AG: Undoing financial blacklisting could take years, cost millions

Guyana has been advised of a stringent review process costing millions of dollars with an international body policing the local financial sector likely to set up shop here as a result of the country’s failure to pass anti-money laundering legislation, according to Attorney-General Anil Nandlall.

“In terms of the way forward, I am not clear on how we proceed,” Nandlall told a PPP symposium on the Anti-Money Laundering and Countering the Financing of Terrorism (AML/CFT) Bill at Red House on Monday. He said that he suspects that the international Financial Action Task Force (FATF) will commence a protracted review by its’ International Co-operation Review Group (ICRG). The ICRG analyses high-risk jurisdictions and recommends specific action to address the ML/FT risks emanating from them. The Caribbean Financial Action Task Force (CFATF) last urged countries in the region to step up countermeasures to protect themselves from financial risks emanating from Guyana as a result of the country’s failure to rectify deficiencies in its anti-money laundering legislation. The regional body also referred Guyana to the FATF. CFATF said Guyana has been listed among jurisdictions with AML/CFT deficiencies that have not made sufficient progress in addressing the deficiencies or have not complied with the Action Plan developed with the CFATF to address these deficiencies. Pursuant to these findings, CFATF called on its member countries to “implement further counter-measures to protect their financial systems from the ongoing money laundering and terrorist financing risks emanating from Guyana.”

Nandlall said that government has been unofficially told to assemble a team of technical personnel with whom the international body will interact on a regular basis. He said that this team will cost millions of dollars and these officials will have to travel to meet the Group wherever it holds its meetings. He said that the body will also likely set up shop here to “essentially police the entire financial sector” of the country. The Attorney-General said that it could take between five to seven years to exit the process and all the work done for the CFATF will have to be redone and up to four pieces of legislation will have to be passed.

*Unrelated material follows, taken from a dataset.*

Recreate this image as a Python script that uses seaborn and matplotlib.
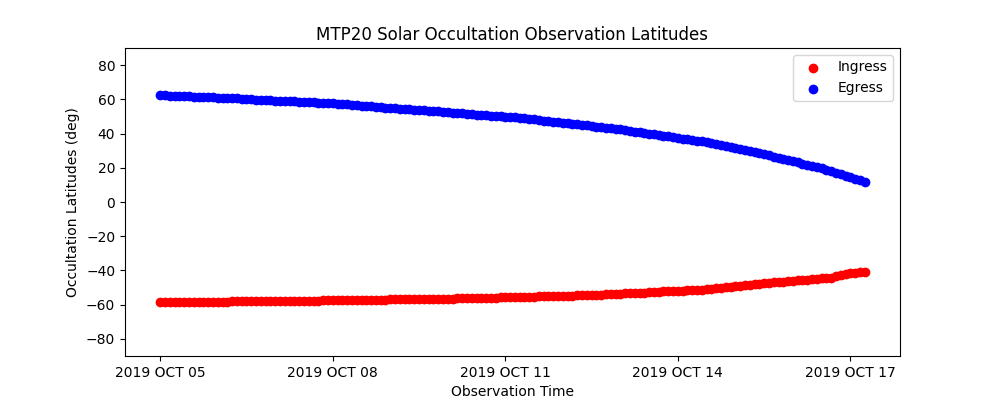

He noted that the opposition continue to tie conditionalities to the passage of AML/CFT Bill and reiterated that there would be no compromise on the part of government as the Bills that APNU wants the President to assent to as a condition of their support are not within the law. “You can’t have a compromise to breach the law,” the Attorney-General said. “You can’t have political compromise that is unlawful,” he added, emphasising that the question of compromise in relation to those Bill is not an available option in his opinion. What can be done, he said, is that the components of the bills that are not within the law can be removed and the bills could then be sent back to the National Assembly.

Minister of Finance Dr. Ashni Singh said that the opposition could have passed amendments to the principal legislation at any time since they have the parliamentary majority, but they are not willing to do so. PPP General-Secretary Clement Rohee said that many persons have been urging elections to resolve the situation. “Are they right? Are the wrong? Who is to judge?” he said. “Many people feel rightly or wrongly so….that the way out of this is elections,” he said.

Since Guyana’s referral to the FATF, neither government nor the opposition parties have signaled a shift towards compromise for the passage of the bill. FATF is slated to hold its next Plenary in Paris, France from June 23 to June 27.